Half closing his eyes, Michael ran the vid Anna commed him. The clip started with a close-up shot of what looked like a large beach ball, its silver skin marred by mounting brackets and junction boxes sprouting a mix of power and data cables. It looked familiar, but try as he might, Michael could not work out what it was. Four pairs of hands reached into frame and, with an obvious effort, lifted the ball bodily and dropped it onto a foamalloy insert inside a case. A pair of hands connected a cluster of wires coming from a small gray box mounted inside the case to wires from the beach ball, then put a foam-padded lid in place. The image pulled back to a long shot as the handlers withdrew; Michael now saw that the box was sitting
alone in a small clearing surrounded by trees. A voice started a countdown. At zero, the holocam shook violently, overwhelmed by a savage flash of white. When vision returned, Michael was shocked to see the results: For hundreds of meters all around, trees had been stripped of their leaves, trunks flayed back to bare wood, smaller branches torn off and hurled outward.
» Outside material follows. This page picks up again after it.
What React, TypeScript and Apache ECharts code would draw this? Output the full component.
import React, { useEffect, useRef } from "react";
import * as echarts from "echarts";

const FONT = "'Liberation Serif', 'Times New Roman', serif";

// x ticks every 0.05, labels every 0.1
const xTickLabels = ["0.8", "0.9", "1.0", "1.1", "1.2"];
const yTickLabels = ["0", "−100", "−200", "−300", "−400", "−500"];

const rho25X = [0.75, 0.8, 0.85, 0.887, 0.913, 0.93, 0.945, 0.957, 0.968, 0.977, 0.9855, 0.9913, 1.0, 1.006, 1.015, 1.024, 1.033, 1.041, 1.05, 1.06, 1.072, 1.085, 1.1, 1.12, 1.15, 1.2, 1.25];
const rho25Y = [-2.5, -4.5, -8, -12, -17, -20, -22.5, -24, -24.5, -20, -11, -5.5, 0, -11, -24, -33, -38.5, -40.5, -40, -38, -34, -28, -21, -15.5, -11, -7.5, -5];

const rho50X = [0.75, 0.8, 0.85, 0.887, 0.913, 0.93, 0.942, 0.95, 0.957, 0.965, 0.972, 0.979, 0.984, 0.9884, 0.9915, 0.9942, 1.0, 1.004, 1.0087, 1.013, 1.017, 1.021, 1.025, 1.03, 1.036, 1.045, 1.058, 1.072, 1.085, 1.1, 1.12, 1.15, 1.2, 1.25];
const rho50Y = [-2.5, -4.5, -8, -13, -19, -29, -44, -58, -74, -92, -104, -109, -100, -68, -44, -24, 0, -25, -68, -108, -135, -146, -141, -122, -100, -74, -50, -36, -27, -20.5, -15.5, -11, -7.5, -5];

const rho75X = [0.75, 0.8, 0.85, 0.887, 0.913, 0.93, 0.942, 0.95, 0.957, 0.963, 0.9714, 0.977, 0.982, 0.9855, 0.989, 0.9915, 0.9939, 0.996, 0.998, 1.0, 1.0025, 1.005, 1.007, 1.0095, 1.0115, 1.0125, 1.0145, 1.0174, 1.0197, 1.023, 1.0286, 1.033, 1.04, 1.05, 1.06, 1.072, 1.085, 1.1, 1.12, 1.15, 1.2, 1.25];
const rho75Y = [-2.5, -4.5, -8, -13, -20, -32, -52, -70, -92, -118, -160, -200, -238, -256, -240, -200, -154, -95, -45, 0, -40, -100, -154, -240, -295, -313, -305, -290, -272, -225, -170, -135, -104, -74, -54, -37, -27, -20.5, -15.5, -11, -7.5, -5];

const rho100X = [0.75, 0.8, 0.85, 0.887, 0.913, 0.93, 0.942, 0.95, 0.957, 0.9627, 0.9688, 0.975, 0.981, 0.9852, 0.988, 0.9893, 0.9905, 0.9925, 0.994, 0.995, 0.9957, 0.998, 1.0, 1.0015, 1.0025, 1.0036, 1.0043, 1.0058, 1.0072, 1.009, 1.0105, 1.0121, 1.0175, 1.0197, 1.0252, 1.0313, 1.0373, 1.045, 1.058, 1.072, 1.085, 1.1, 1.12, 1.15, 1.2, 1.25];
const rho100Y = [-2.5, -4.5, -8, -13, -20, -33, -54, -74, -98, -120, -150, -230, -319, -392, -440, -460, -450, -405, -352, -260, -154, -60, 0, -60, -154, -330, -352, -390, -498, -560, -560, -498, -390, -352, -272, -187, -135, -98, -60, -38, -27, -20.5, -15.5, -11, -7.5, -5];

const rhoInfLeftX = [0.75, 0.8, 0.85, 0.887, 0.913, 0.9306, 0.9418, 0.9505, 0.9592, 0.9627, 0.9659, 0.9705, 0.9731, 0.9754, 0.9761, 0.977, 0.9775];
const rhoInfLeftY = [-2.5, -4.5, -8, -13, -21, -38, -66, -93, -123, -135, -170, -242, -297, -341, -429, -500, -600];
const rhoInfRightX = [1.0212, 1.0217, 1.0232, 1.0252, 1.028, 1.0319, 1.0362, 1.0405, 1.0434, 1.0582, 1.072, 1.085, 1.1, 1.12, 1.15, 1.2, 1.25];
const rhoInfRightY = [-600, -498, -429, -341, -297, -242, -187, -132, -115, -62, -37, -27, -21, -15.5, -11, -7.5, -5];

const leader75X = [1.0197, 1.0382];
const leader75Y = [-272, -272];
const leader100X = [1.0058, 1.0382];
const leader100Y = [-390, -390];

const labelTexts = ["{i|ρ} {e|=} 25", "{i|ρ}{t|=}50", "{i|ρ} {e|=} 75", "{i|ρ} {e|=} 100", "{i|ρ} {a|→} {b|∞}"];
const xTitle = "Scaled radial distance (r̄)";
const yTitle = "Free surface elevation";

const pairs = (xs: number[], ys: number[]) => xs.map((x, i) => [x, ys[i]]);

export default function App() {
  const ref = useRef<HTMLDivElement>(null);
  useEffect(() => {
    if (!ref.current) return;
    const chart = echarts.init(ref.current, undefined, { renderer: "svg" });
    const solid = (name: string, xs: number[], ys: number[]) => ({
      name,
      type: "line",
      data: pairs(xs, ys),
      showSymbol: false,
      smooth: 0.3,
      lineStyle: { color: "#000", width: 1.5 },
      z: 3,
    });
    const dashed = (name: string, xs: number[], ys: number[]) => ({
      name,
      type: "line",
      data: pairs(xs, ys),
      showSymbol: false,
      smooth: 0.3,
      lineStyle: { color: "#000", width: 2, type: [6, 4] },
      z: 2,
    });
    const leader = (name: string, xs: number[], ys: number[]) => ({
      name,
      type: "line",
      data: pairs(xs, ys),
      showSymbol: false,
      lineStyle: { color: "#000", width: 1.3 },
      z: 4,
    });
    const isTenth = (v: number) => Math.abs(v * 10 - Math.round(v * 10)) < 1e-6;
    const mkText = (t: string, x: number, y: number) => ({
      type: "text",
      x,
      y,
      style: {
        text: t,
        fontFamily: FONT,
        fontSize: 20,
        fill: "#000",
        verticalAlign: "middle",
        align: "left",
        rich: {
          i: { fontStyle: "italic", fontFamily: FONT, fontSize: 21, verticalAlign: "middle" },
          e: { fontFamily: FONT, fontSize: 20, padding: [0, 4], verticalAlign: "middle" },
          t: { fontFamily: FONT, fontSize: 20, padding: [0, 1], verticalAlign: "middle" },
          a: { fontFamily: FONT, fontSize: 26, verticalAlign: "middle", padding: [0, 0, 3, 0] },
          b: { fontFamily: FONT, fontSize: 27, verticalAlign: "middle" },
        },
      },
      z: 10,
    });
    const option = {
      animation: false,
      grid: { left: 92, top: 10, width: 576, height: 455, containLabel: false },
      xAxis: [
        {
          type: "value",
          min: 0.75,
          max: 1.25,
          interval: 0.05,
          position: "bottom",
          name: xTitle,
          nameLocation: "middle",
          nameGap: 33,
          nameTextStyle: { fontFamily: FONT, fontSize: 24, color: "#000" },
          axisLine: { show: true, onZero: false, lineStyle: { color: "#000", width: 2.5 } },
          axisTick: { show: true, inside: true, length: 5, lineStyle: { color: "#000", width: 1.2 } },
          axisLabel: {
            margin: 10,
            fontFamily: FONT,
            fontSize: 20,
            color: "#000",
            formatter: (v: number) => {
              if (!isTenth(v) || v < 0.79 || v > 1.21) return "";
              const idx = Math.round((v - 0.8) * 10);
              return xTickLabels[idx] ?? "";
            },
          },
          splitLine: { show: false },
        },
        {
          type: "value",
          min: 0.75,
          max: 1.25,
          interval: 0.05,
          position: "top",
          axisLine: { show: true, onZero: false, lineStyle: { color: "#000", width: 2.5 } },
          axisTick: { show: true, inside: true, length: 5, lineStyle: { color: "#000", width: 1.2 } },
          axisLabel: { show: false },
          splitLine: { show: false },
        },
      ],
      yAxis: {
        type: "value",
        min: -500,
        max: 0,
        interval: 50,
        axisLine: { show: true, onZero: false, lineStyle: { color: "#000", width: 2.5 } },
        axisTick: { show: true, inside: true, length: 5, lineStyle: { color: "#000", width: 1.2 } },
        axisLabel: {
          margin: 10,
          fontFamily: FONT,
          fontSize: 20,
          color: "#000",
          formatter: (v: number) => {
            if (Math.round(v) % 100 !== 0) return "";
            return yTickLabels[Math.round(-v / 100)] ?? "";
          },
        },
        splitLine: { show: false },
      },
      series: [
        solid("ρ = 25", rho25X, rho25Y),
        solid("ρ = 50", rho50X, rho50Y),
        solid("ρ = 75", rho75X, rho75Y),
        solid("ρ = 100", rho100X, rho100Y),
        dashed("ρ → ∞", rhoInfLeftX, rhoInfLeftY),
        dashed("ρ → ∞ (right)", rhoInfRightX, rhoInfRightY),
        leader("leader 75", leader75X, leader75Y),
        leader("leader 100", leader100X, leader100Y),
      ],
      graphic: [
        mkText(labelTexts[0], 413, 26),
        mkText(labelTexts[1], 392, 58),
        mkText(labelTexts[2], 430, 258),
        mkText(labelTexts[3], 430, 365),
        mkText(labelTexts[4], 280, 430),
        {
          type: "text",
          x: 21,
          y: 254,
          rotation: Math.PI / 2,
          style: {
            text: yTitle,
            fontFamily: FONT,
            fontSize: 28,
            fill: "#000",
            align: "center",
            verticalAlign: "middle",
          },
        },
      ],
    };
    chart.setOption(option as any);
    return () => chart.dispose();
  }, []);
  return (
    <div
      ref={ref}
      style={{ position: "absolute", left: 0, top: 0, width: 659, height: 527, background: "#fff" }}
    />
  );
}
“Holy shit,” Michael said, stunned. “What is that?”

“Neat, eh? That, my flyboy friend, was a microfusion plant stripped out of a truckbot. Impressive, eh?”

“You’re kidding me!”

“No, I’m not. Hammers must have been confused, wondering why so many truckbots have been stolen in the last few months.”

“How the hell were they shipped in? You can’t backpack them in. They weigh a ton.” Something clicked. “Oh, shit,” he said. “Don’t tell me. Those containers we brought in this morning. They weren’t … Tell me
Widowmaker
hasn’t airlifted in tons of stolen mobibot microfusion plants. Please tell me.”

“Yeah, you did.” Anna grinned and nodded her head. “You’re not so dumb, after all.”

Michael’s head went down. “Oh,” was all he could say.

There was a long silence while Michael struggled to decide whether to be angry at the NRA’s deceit or impressed by its ingenuity. Since he and the rest of
Widowmaker
’s crew had survived—how he had no idea; the Hammers had a relaxed attitude to safety, and their truckbot engineering was a good fifty years behind the Fed’s—he picked the latter.

“I think I get it now,” he said at last. “Perdan is seeded with the nasty little fuckers, especially around the airport. Meanwhile, convinced that the NRA will fight to the death, the Hammers scrape together all the troops and armor they can lay their hands on. Just before they attack, the NRA sneaks away, leaving behind some brave sucker to fire the ADWs. The Hammers discover Perdan is theirs, walk in, put landers down after their combat engineers have made sure the city isn’t littered with claymores—nobody would think to worry about old mortar boxes—and then, while they are all standing around scratching their nuts, wondering what the hell the NRA was playing
at … bingo. Up go the ADWs, taking with them the best part of the Perdan relief force.”

“There you are,” Anna said. “I keep telling everyone you’re not as dumb as you look!”

“You are a heartless bitch, Lieutenant Anna Helfort.”

“Respect, flyboy, respect. Trooper Anna Cheung Helfort, please.”

“Sorry,” Michael said.

“Come on, help me up here. Once I’ve checked in with the medics, I need to get back. Don’t want my section leader thinking I’m loafing.”

   Late that night, Michael lay alongside Anna, the pair of them curled under her chromaflage cape, incessant rain driving cold out of an overcast sky, fingers of water worming their way past his defenses to soak into his clothes. It was miserable, and Michael would not have swapped it for anything.

For the umpteenth time, he wondered about ENCOMM’s plan for Perdan. If the deception held, the NRA was going to hand the Hammers their bloodiest defeat ever. It was a breath-takingly ambitious plan, and Michael prayed with every fiber of his body that it worked.